If those emotions were bubbling beneath the surface within Wenger as the Spurs fans floated home in celebration of VNL Day – that is, Victory in North London Day – amid devout renditions of "Que sera, sera, whatever will be will be, we're going to Wembley, que sera, sera", Arsenal's manager produced an intriguing gloss on what will go down in Tottenham's history as a famous victory over their rivals.
"It's a disappointment because we lost, but I feel that everything was against us tonight," Wenger said. "We were not mature enough to control the game and stop their counter-attacking after we went behind. The score was very high and very brutal, but it doesn't reflect what I have seen. Because the first shot was a goal, the second goal was an own goal, the third goal was straight after half-time and the rest of the game had no real meaning. They were catching us on the break."
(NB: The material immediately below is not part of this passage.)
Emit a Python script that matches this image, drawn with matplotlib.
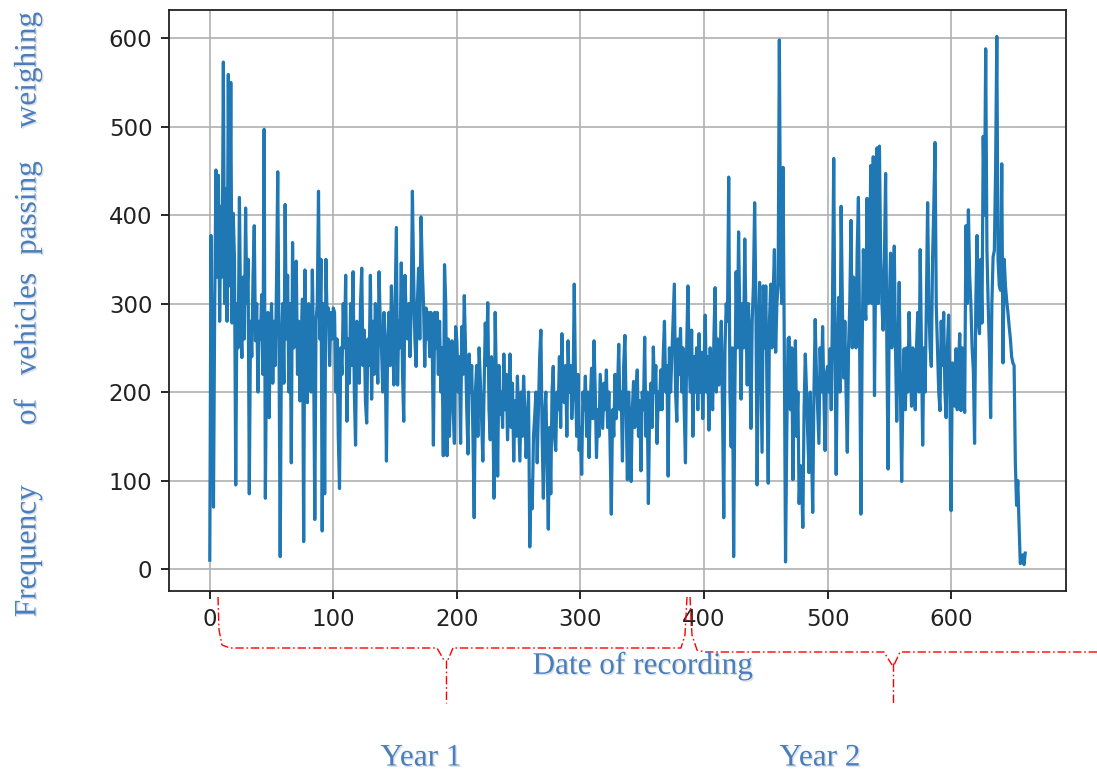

So, those five fortunate goals apart, Arsenal would have been worthy winners...
Wenger insisted the evening had been profitable despite the score. "It's good to see that some players are not ready for that level but they have potential," he said. That assessment will ring coldly with 18-year-old Theo Walcott, who Wenger admitted last week had not progressed ideally in the last couple of years. Offered the rarity of a start in his favourite position, up front, Walcott was a disconsolate figure who was able to contribute nothing except willing running until he was replaced.
The Spurs manager, Juande Ramos, was delighted at having guided his team to Wembley within three months of taking over from Martin Jol. "To get to a final so soon is a fantastic achievement for the players, and even more so for the fans, because it is such a long time since Tottenham beat Arsenal," he said.